Cenas de um país triste

A mulher está parada diante da prateleira de café. Deve ter entre 30 e 40 anos. Veste uma blusa de lã bem surrada, legging e chinelos de dedo. Não carrega bolsa nem cestinha de compras nem carrinho. Mãos vazias.

Depois de um tempo ela pega um pacote. Faz um movimento de quem vai se afastar dali. Mas em seguida devolve a mercadoria à prateleira e volta a percorrer com os olhos a exposição de cafés de diferentes marcas e tamanhos.

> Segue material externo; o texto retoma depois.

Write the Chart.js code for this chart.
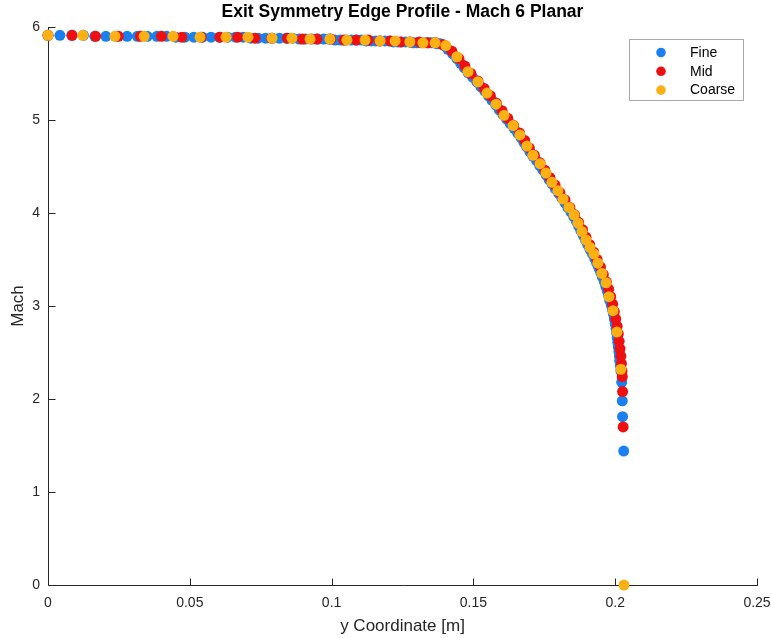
<!DOCTYPE html>
<html>
<head>
<meta charset="utf-8">
<script src="https://cdn.jsdelivr.net/npm/chart.js@4.4.1/dist/chart.umd.min.js"></script>
<style>
  html, body { margin: 0; padding: 0; background: #ffffff; }
  #wrap { width: 772px; height: 638px; }
</style>
</head>
<body>
<div id="wrap"><canvas id="c" width="772" height="638"></canvas></div>
<script>
// Exit symmetry edge profile: Mach number vs y coordinate for three grids.
const seriesNames = ['Fine', 'Mid', 'Coarse'];
const xTickLabels = ['0', '0.05', '0.1', '0.15', '0.2', '0.25'];
const yTickLabels = ['0', '1', '2', '3', '4', '5', '6'];

const fineY = [
  0.0000, 0.0042, 0.0084, 0.0125, 0.0165, 0.0204, 0.0242, 0.0279, 0.0315, 0.0350,
  0.0384, 0.0418, 0.0451, 0.0483, 0.0514, 0.0545, 0.0575, 0.0604, 0.0633, 0.0661,
  0.0688, 0.0715, 0.0741, 0.0767, 0.0792, 0.0816, 0.0840, 0.0863, 0.0886, 0.0908,
  0.0930, 0.0951, 0.0972, 0.0992, 0.1012, 0.1031, 0.1050, 0.1069, 0.1087, 0.1105,
  0.1122, 0.1139, 0.1156, 0.1172, 0.1188, 0.1203, 0.1218, 0.1233, 0.1247, 0.1261,
  0.1275, 0.1288, 0.1301, 0.1314, 0.1326, 0.1338, 0.1350, 0.1361, 0.1372, 0.1383,
  0.1393, 0.1402,
  0.1410, 0.1427, 0.1442, 0.1455, 0.1468, 0.1481, 0.1497, 0.1512, 0.1526, 0.1540,
  0.1553, 0.1566, 0.1579, 0.1591, 0.1604, 0.1617, 0.1630, 0.1643, 0.1656, 0.1668,
  0.1678, 0.1688, 0.1699, 0.1710, 0.1723, 0.1734, 0.1745, 0.1756, 0.1767, 0.1778,
  0.1789, 0.1801, 0.1812, 0.1823, 0.1833, 0.1844, 0.1854, 0.1863, 0.1871, 0.1879,
  0.1887, 0.1895, 0.1903, 0.1911, 0.1920, 0.1928, 0.1935, 0.1942, 0.1949, 0.1955,
  0.1962, 0.1967, 0.1972, 0.1977, 0.1981, 0.1986, 0.1990, 0.1994, 0.1997, 0.2000,
  0.2003, 0.2005, 0.2007, 0.2009, 0.2011, 0.2013, 0.2015, 0.2016, 0.2018, 0.2020,
  0.2023, 0.2025, 0.2026, 0.2030
];
const fineMach = [
  5.91, 5.91, 5.91, 5.91, 5.90, 5.90, 5.90, 5.90, 5.90, 5.90,
  5.90, 5.90, 5.89, 5.89, 5.89, 5.89, 5.89, 5.89, 5.89, 5.89,
  5.89, 5.88, 5.88, 5.88, 5.88, 5.88, 5.88, 5.88, 5.87, 5.87,
  5.87, 5.87, 5.87, 5.87, 5.86, 5.86, 5.86, 5.86, 5.86, 5.86,
  5.85, 5.85, 5.85, 5.85, 5.85, 5.85, 5.84, 5.84, 5.84, 5.84,
  5.84, 5.83, 5.83, 5.83, 5.83, 5.83, 5.83, 5.83, 5.82, 5.82,
  5.81, 5.79,
  5.76, 5.71, 5.66, 5.61, 5.56, 5.51, 5.46, 5.41, 5.36, 5.31,
  5.26, 5.21, 5.16, 5.11, 5.06, 5.01, 4.96, 4.91, 4.86, 4.81,
  4.76, 4.71, 4.66, 4.61, 4.56, 4.51, 4.46, 4.41, 4.36, 4.31,
  4.26, 4.21, 4.16, 4.11, 4.06, 4.01, 3.96, 3.91, 3.86, 3.81,
  3.76, 3.71, 3.66, 3.61, 3.56, 3.51, 3.46, 3.41, 3.36, 3.31,
  3.26, 3.21, 3.16, 3.11, 3.06, 3.01, 2.96, 2.91, 2.86, 2.81,
  2.76, 2.71, 2.66, 2.61, 2.56, 2.51, 2.46, 2.41, 2.36, 2.30,
  2.18, 1.98, 1.81, 1.44
];

const midY = [
  0.0000, 0.0085, 0.0168, 0.0248, 0.0326, 0.0400, 0.0472, 0.0540, 0.0606, 0.0669,
  0.0730, 0.0788, 0.0844, 0.0897, 0.0948, 0.0997, 0.1043, 0.1087, 0.1129, 0.1169,
  0.1207, 0.1243, 0.1277, 0.1309, 0.1339, 0.1367, 0.1392,
  0.1424, 0.1449, 0.1470, 0.1491, 0.1516, 0.1538, 0.1560, 0.1581, 0.1601, 0.1621,
  0.1642, 0.1663, 0.1681, 0.1697, 0.1715, 0.1735, 0.1752, 0.1770, 0.1788, 0.1805,
  0.1823, 0.1840, 0.1857, 0.1871, 0.1885, 0.1897, 0.1910, 0.1924, 0.1936, 0.1948,
  0.1958, 0.1969, 0.1977, 0.1984, 0.1991, 0.1997, 0.2002, 0.2007, 0.2011, 0.2014,
  0.2017, 0.2020, 0.2022, 0.2024, 0.2025, 0.2026, 0.2028
];
const midMach = [
  5.91, 5.91, 5.90, 5.90, 5.90, 5.90, 5.89, 5.89, 5.89, 5.89,
  5.88, 5.88, 5.88, 5.87, 5.87, 5.87, 5.86, 5.86, 5.86, 5.85,
  5.85, 5.84, 5.84, 5.84, 5.83, 5.83, 5.81,
  5.74, 5.66, 5.58, 5.50, 5.42, 5.34, 5.26, 5.18, 5.10, 5.02,
  4.94, 4.86, 4.78, 4.70, 4.62, 4.54, 4.46, 4.38, 4.30, 4.22,
  4.14, 4.06, 3.98, 3.90, 3.82, 3.74, 3.66, 3.58, 3.50, 3.42,
  3.34, 3.26, 3.18, 3.10, 3.02, 2.94, 2.86, 2.78, 2.70, 2.62,
  2.54, 2.46, 2.38, 2.30, 2.24, 2.08, 1.70
];

const coarseY = [
  0.0000, 0.0123, 0.0236, 0.0339, 0.0441, 0.0536, 0.0628, 0.0705, 0.0790, 0.0860,
  0.0924, 0.0994, 0.1054, 0.1118, 0.1171, 0.1224, 0.1276, 0.1322, 0.1365, 0.1403,
  0.1442, 0.1481, 0.1516, 0.1548, 0.1580, 0.1608, 0.1640, 0.1664, 0.1689, 0.1710,
  0.1735, 0.1756, 0.1777, 0.1798, 0.1816, 0.1837, 0.1855, 0.1869, 0.1883, 0.1897,
  0.1911, 0.1925, 0.1939, 0.1953, 0.1968, 0.1978, 0.1992, 0.2006, 0.2020, 0.2031
];
const coarseMach = [
  5.91, 5.91, 5.90, 5.90, 5.90, 5.89, 5.89, 5.89, 5.88, 5.88,
  5.87, 5.87, 5.86, 5.86, 5.85, 5.85, 5.84, 5.83, 5.83, 5.80,
  5.68, 5.52, 5.41, 5.29, 5.17, 5.05, 4.94, 4.84, 4.72, 4.62,
  4.53, 4.43, 4.33, 4.24, 4.15, 4.06, 3.98, 3.89, 3.80, 3.71,
  3.63, 3.56, 3.46, 3.35, 3.25, 3.10, 2.95, 2.72, 2.32, 0.00
];

const seriesColors = ['#1a80f0', '#ee1010', '#fbb013'];
const FONT = '"Liberation Sans", Arial, Helvetica, sans-serif';
const INK = '#262626';

function toPoints(xs, ys) {
  return xs.map((v, i) => ({ x: v, y: ys[i] }));
}

// later series are painted over earlier ones
const datasets = [
  toPoints(fineY, fineMach),
  toPoints(midY, midMach),
  toPoints(coarseY, coarseMach)
].map((pts, i) => ({
  label: seriesNames[i],
  data: pts,
  order: 3 - i,
  showLine: false,
  pointRadius: 5.5,
  pointHoverRadius: 5.5,
  pointBorderWidth: 0,
  pointBackgroundColor: seriesColors[i],
  pointBorderColor: seriesColors[i],
  clip: false
}));

// Axis lines with inward ticks, drawn beneath the markers.
const axesFrame = {
  id: 'axesFrame',
  beforeDatasetsDraw(chart) {
    const { ctx, chartArea: a, scales: { x, y } } = chart;
    ctx.save();
    ctx.strokeStyle = INK;
    ctx.lineWidth = 1;
    ctx.beginPath();
    const l = Math.round(a.left) + 0.5;
    const b = Math.round(a.bottom) + 0.5;
    ctx.moveTo(l, Math.round(a.top));
    ctx.lineTo(l, b);
    ctx.lineTo(Math.round(a.right) + 1, b);
    x.ticks.forEach(t => {
      const px = Math.round(x.getPixelForValue(t.value)) + 0.5;
      ctx.moveTo(px, b);
      ctx.lineTo(px, b - 7);
    });
    y.ticks.forEach(t => {
      const py = Math.round(y.getPixelForValue(t.value)) + 0.5;
      ctx.moveTo(l, py);
      ctx.lineTo(l + 7, py);
    });
    ctx.stroke();
    ctx.restore();
  },
  afterDraw(chart) {
    const { ctx, chartArea: a } = chart;
    const cx = (a.left + a.right) / 2;
    ctx.save();
    // title
    ctx.fillStyle = '#000000';
    ctx.font = 'bold 17.5px ' + FONT;
    ctx.textAlign = 'center';
    ctx.textBaseline = 'middle';
    ctx.fillText('Exit Symmetry Edge Profile - Mach 6 Planar', cx, 12);
    // axis titles
    ctx.fillStyle = INK;
    ctx.font = '17px ' + FONT;
    ctx.fillText('y Coordinate [m]', cx, 626);
    ctx.save();
    ctx.translate(18, (a.top + a.bottom) / 2);
    ctx.rotate(-Math.PI / 2);
    ctx.fillText('Mach', 0, 0);
    ctx.restore();
    // legend
    const bx = 629.5, by = 39.5, bw = 114, bh = 61;
    ctx.fillStyle = '#ffffff';
    ctx.fillRect(bx, by, bw, bh);
    ctx.strokeStyle = '#a8a8a8';
    ctx.lineWidth = 1;
    ctx.strokeRect(bx, by, bw, bh);
    ctx.font = '14px ' + FONT;
    ctx.textAlign = 'left';
    chart.data.datasets.forEach((ds, i) => {
      const ry = 52.5 + i * 18.8;
      ctx.fillStyle = ds.pointBackgroundColor;
      ctx.beginPath();
      ctx.arc(661, ry, 4.8, 0, Math.PI * 2);
      ctx.fill();
      ctx.fillStyle = '#000000';
      ctx.fillText(ds.label, 690, ry + 0.5);
    });
    ctx.restore();
  }
};

new Chart(document.getElementById('c'), {
  type: 'scatter',
  data: { datasets },
  options: {
    responsive: false,
    animation: false,
    events: [],
    layout: { padding: { top: 27, right: 15, left: 0, bottom: 0 } },
    plugins: {
      legend: { display: false },
      title: { display: false },
      tooltip: { enabled: false }
    },
    scales: {
      x: {
        type: 'linear',
        min: 0,
        max: 0.25,
        grid: { display: false, drawTicks: false },
        border: { display: false },
        ticks: {
          stepSize: 0.05,
          color: INK,
          font: { family: FONT, size: 14 },
          padding: 10,
          maxRotation: 0,
          callback: (v, i) => xTickLabels[i]
        },
        afterFit: s => { s.height = 53; s.paddingLeft = 0; s.paddingRight = 0; }
      },
      y: {
        type: 'linear',
        min: 0,
        max: 6,
        grid: { display: false, drawTicks: false },
        border: { display: false },
        ticks: {
          stepSize: 1,
          color: INK,
          font: { family: FONT, size: 14 },
          padding: 8,
          callback: (v, i) => yTickLabels[i]
        },
        afterFit: s => { s.width = 48; s.paddingTop = 0; s.paddingBottom = 0; }
      }
    }
  },
  plugins: [axesFrame]
});
</script>
</body>
</html>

Por fim vira as costas e sai do corredor do mesmo jeito que chegou – de mãos vazias.

***

Irritada, ela diz que não. Toma o pacote de bolacha das mãos da filha pequena e recoloca na prateleira. A menina chora, a mãe a puxa pela mão com força em direção ao caixa, com meia dúzia de coisas no carrinho.

Não demora e elas voltam. “Escolha uma mais barata.” Com o rosto ainda molhado, a criança tenta duas ou três opções, até a mãe dizer que essa sim. Ninguém sorri.

***

Esforço-me para não olhar para o homem de ar triste e constrangido. De soslaio, percebo que ele não tira os olhos da tela da caixa registradora.

Começa a desistir de alguns itens. Deixa o queijo. Leva só um dos três refrigerantes mais baratos que tinha colocado no carrinho. Devolve o vidro de pepino e manda encerrar a compra.

Então começa a saga dos cartões. Por duas vezes o operador do caixa diz que o pagamento foi recusado. O homem pega um terceiro cartão. Tudo certo. Vai parcelar em três vezes a compra de cento e vinte reais.

***

Talvez a mulher que queria comprar café nem tenha 30 anos ainda. Talvez a moça irritada que deu um jeito de comprar a bolacha seja uma mãe carinhosa. Talvez o homem que parcelou as compras já tenha sido alegre.

Agora vivemos todos no país gigante assombrado pela fome. Não tem alegria que resista.